Sobre uma cama macia de sintetizadores operados pelo colega de banda Dustan Gallas, Catatau se esparrama por baladas de amor sem medo de soarem “bregas” (herança efetiva do Cidadão), como “Completamente Apaixonado” (enriquecida por vocais à la Serge Gainsbourg a cargo da jovem cantora paulistana Yma), “Raios na Imensidão” (“eu sinto uma paz/ quando você chega perto de mim/ parece que me faz reacender/ me iluminando na escuridão”), a canção de dor de cotovelo “Sinceramente” e a faixa final, “Quando o Dia Amanhecer” (com participação do mestre das guitarradas paraenses Manoel Cordeiro).

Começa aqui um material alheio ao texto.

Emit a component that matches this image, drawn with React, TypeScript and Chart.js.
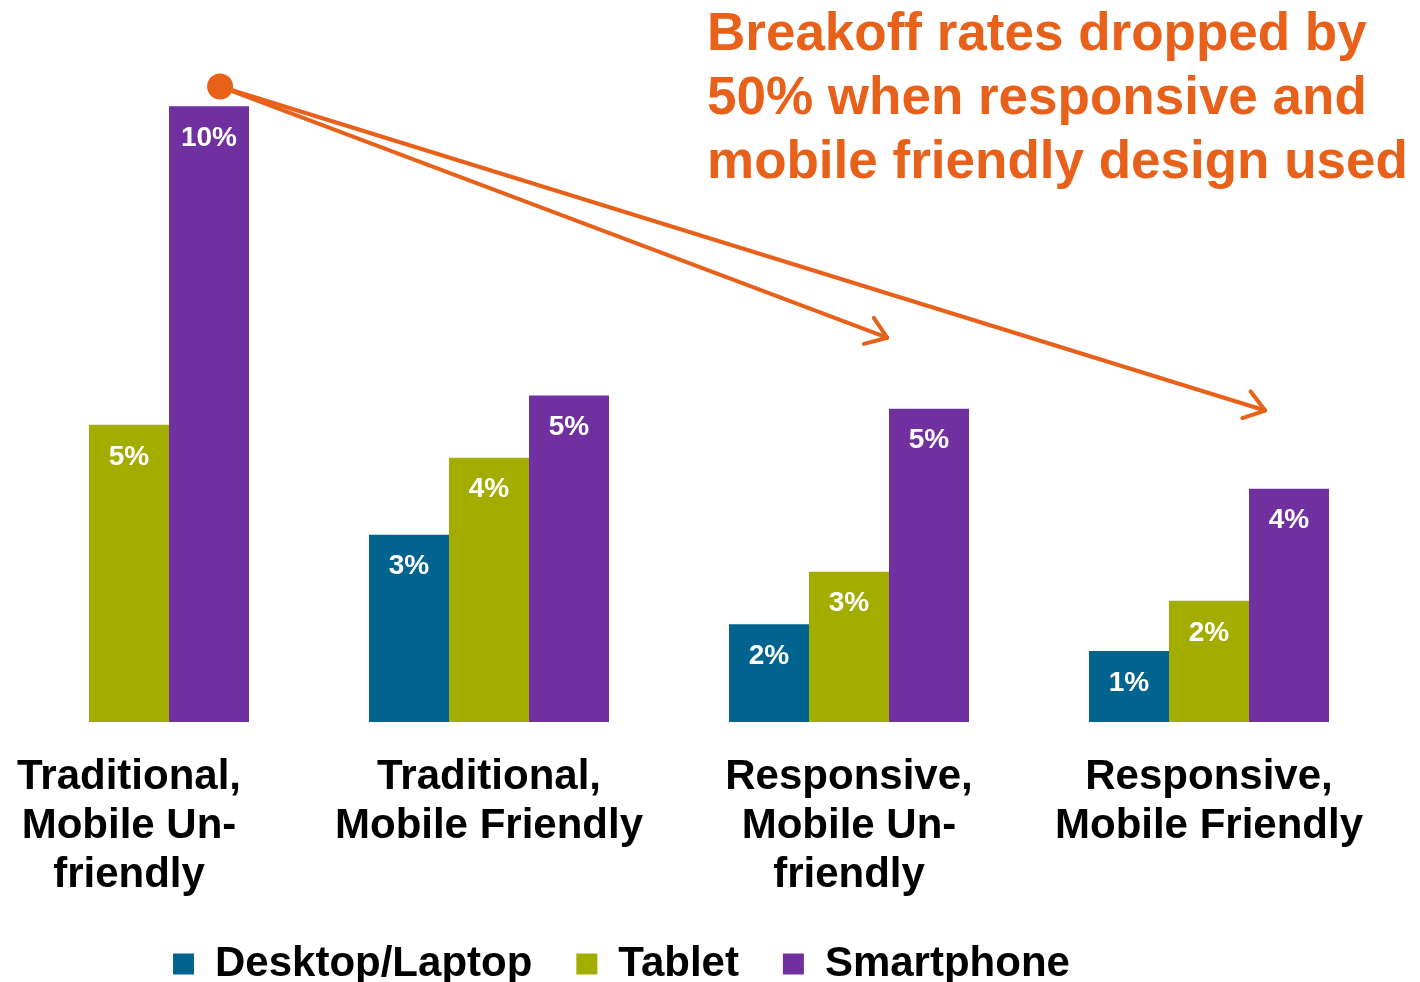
import React, { useEffect, useRef } from 'react';
import { Chart, registerables } from 'chart.js';

Chart.register(...registerables);

const FONT = "'Liberation Sans', Arial, Helvetica, sans-serif";
const ORANGE = '#E8611A';

const categories: string[][] = [
  ['Traditional,', 'Mobile Un-', 'friendly'],
  ['Traditional,', 'Mobile Friendly'],
  ['Responsive,', 'Mobile Un-', 'friendly'],
  ['Responsive,', 'Mobile Friendly'],
];
const seriesNames = ['Desktop/Laptop', 'Tablet', 'Smartphone'];
const desktopValues = [null, 3.14, 1.64, 1.19];
const tabletValues = [4.98, 4.43, 2.52, 2.03];
const smartphoneValues = [10.32, 5.47, 5.25, 3.91];
const seriesColors = ['#00648F', '#A2AD00', '#7030A0'];

const titleLines = [
  'Breakoff rates dropped by',
  '50% when responsive and',
  'mobile friendly design used',
];
// annotation anchors in data space: [category index (fractional), value]
const arrowStart = [0.253, 10.65];
const arrowTargets = [
  [2.106, 6.44],
  [3.156, 5.22],
];

const overlayPlugin = {
  id: 'overlay',
  afterDatasetsDraw(chart: any) {
    const ctx = chart.ctx;
    ctx.save();
    ctx.fillStyle = '#ffffff';
    ctx.font = `bold 28px ${FONT}`;
    ctx.textAlign = 'center';
    ctx.textBaseline = 'middle';
    chart.data.datasets.forEach((ds: any, di: number) => {
      const meta = chart.getDatasetMeta(di);
      meta.data.forEach((el: any, i: number) => {
        const v = ds.data[i];
        if (v === null || v === undefined) return;
        ctx.fillText(`${Math.round(v)}%`, el.x, el.y + 32);
      });
    });
    ctx.restore();
  },
  afterDraw(chart: any) {
    const ctx = chart.ctx;
    const xs = chart.scales.x;
    const ys = chart.scales.y;
    ctx.save();
    const sx = xs.getPixelForValue(arrowStart[0]);
    const sy = ys.getPixelForValue(arrowStart[1]);
    ctx.strokeStyle = ORANGE;
    ctx.fillStyle = ORANGE;
    ctx.lineWidth = 4;
    ctx.lineCap = 'round';
    ctx.lineJoin = 'round';
    arrowTargets.forEach(([tx, tv]) => {
      const ex = xs.getPixelForValue(tx);
      const ey = ys.getPixelForValue(tv);
      ctx.beginPath();
      ctx.moveTo(sx, sy);
      ctx.lineTo(ex, ey);
      ctx.stroke();
      const ang = Math.atan2(ey - sy, ex - sx);
      const L = 24;
      const a = 0.62;
      ctx.beginPath();
      ctx.moveTo(ex - L * Math.cos(ang - a), ey - L * Math.sin(ang - a));
      ctx.lineTo(ex, ey);
      ctx.lineTo(ex - L * Math.cos(ang + a), ey - L * Math.sin(ang + a));
      ctx.stroke();
    });
    ctx.beginPath();
    ctx.arc(sx, sy, 13, 0, Math.PI * 2);
    ctx.fill();

    ctx.font = `bold 53px ${FONT}`;
    ctx.textAlign = 'left';
    ctx.textBaseline = 'middle';
    titleLines.forEach((line, i) => {
      ctx.fillText(line, 707, 35 + i * 64);
    });
    ctx.restore();
  },
};

export default function App() {
  const ref = useRef<HTMLCanvasElement>(null);
  useEffect(() => {
    if (!ref.current) return;
    const seriesValues = [desktopValues, tabletValues, smartphoneValues];
    const chart = new Chart(ref.current, {
      type: 'bar',
      data: {
        labels: categories as any,
        datasets: seriesNames.map((name, i) => ({
          label: name,
          data: seriesValues[i] as any,
          backgroundColor: seriesColors[i],
          borderWidth: 0,
          clip: false as any,
          categoryPercentage: 2 / 3,
          barPercentage: 1,
        })),
      },
      options: {
        responsive: false,
        animation: false,
        devicePixelRatio: 1,
        layout: { padding: { left: 129, right: 211, top: 0, bottom: 0 } },
        plugins: {
          legend: {
            position: 'bottom',
            align: 'start',
            labels: {
              boxWidth: 21,
              boxHeight: 21,
              padding: 44,
              color: '#000',
              font: { family: FONT, size: 42, weight: 'bold' },
            },
          },
          tooltip: { enabled: false },
          title: { display: false },
        },
        scales: {
          x: {
            offset: false,
            grid: { display: false, drawTicks: true, tickLength: 28 },
            border: { display: false },
            ticks: {
              color: '#000',
              font: { family: FONT, size: 42, weight: 'bold', lineHeight: 1.165 },
              padding: 3,
              maxRotation: 0,
              minRotation: 0,
              autoSkip: false,
            },
            afterFit: (s: any) => {
              s.height = 177;
            },
          },
          y: { display: false, min: 0, max: 12.1 },
        },
      } as any,
      plugins: [overlayPlugin],
    });
    return () => chart.destroy();
  }, []);
  return (
    <div
      style={{
        position: 'fixed',
        left: 0,
        top: 0,
        width: 1420,
        height: 982,
        overflow: 'hidden',
        background: '#fff',
      }}
    >
      <canvas
        ref={ref}
        width={1420}
        height={995}
        style={{ display: 'block', width: 1420, height: 995 }}
      />
    </div>
  );
}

“Não Há Mais Nada a Dizer” parece mais uma balada de amor, mas transpira, desde o título, uma angústia precoce pelo fim (da vida, do mundo, da Terra, de tudo). Em “Nada Acontece”, a placidez se confunde e se mistura com estagnação, ao lado do baiano Giovani Cidreira e da paulista interiorana Juliana R. Por essas e outras participações, Fernando Catatau se ergue como um encontro do artista com seus pares nas gerações mais recentes.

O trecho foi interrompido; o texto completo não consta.